I got a blast from a well-know breeder of Labrador retrievers. Turns out her line of champion Labs is riddled with PRA (Progressive Retinal Atrophy), a recessive, single-gene trait that is unfortunately common in some breeds. Dogs with two PRA genes become blind. With the new genetic test, she knows which of her dogs are PRA carriers, and she can "safely" breed them to PRA normals and thereby avoid producing blind puppies.

The canine genotype was usefully mapped in 2004. Work on this massive project extended from 1997 and continues today. Genes for some dog diseases have been identified and located. After the PRA gene was found, a test was developed to identify dogs who carry it.

A dog with two recessive PRA genes will become blind. Carriers with one recessive PRA gene will not be blind, but they will pass on the PRA gene to half of their offspring.

Being able to identify carriers could be used to reduce the frequency of the PRA gene in dog breeds. Before the PRA test was available, PRA blind dogs were not bred, but unaffected carriers were bred by unsuspecting owners. Breeding carriers kept the gene frequency high. Now, if carriers are identified and not bred, the number of PRA genes in a breed could be rapidly reduced and eventually eliminated from the breed.

On the other hand, a test to identify carriers has given unscrupulous breeders a new tool to avoid producing PRA blind puppies by breeding their PRA carriers to PRA normals. Half of the puppies will carry on the PRA gene to the next generation, and beyond. But, no matter, they think. None of the current puppies is blind.

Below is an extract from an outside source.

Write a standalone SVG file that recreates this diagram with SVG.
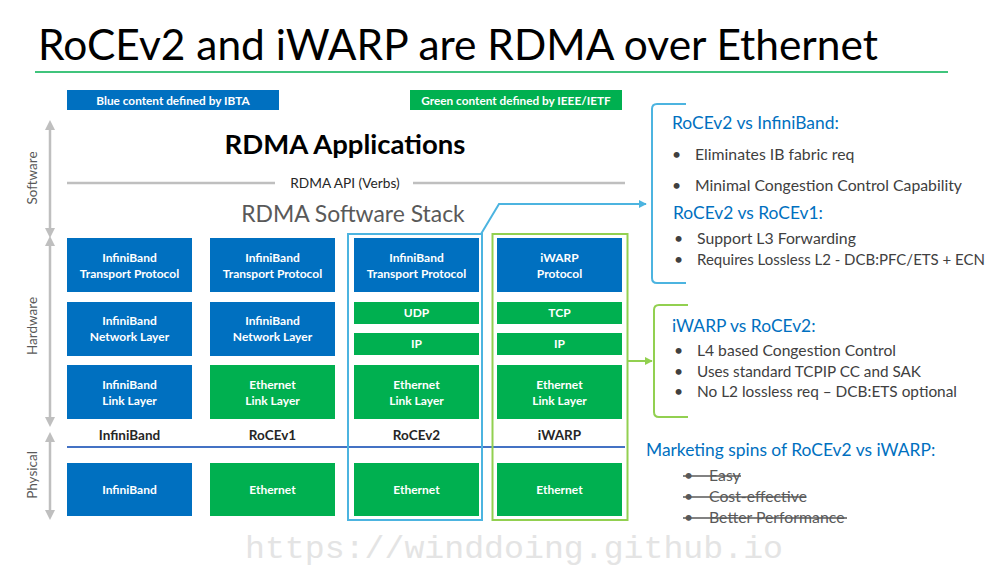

The excuse for breeding PRA carriers is they have other splendid breed characteristics, which is doubtless true. They win championships in the show ring, because judges cannot see the genetic liabilities of carriers. Many conformation winners are probably PRA carriers and carriers of other genetic diseases.

Conformation shows are limited to reproductively intact animals, because show dogs are supposed to be the parent stock for the next generation of the breed. Show champions are the most frequently used stud dogs, who sire hundreds of puppies and whose genes are carried to thousands of puppies in future generations. If champion stud dogs carry genetic disorders, the gene frequencies of these disorders will be increased in future generations of the breed.

The health of a breed cannot be improved until breeders use new genetic information to reduce the frequency of genetic disorders, not to increase them by breeding carriers.

Here's an idea: Dogs in conformation shows, which are held to identify the best breeding stock, must have clearances for PRA, exercise-induced collapse, identified heart, eye, kidney, and skeletal disorders, and other genetic diseases as they are identified. Carriers should not be eligible to be shown as future breeding stock, because they should not be bred.

The AKC claims to care about the health of purebred dogs. Healthy breeds are not riddled with genetic disorders. The AKC can take a proactive stance to limit conformation shows to genetically sound dogs. Even if the have staight backs, fine chests, handsome heads, and so forth, dogs who carry genes for serious genetic disorders are not a credit to the breed.

I was blasted by a well-known Labrador kennel owner for suggesting she not breed her PRA carriers. Because famous breeders, such as this jewel, have huge influence with the AKC and its stable of judges and show organizers, nothing will change. As more genetic information becomes available about serious canine disorders, that information will not be used to improve the health of dog breeds, because influential breeders' dogs carry those genetic disorders.

In my opinion, the number one priority for popular dogs, such as Labrador retrievers -- the world's most frequent breed -- has to be health. 95% of Labs are family pets. People want a sound companion, who will live a healthy life. They do not deserve to lose a cherished pet to hidden genetic disorders that show up after two, five or even 10 years. The only way to assure a healthy breed is to breed responsibly to eliminate genetic disorders.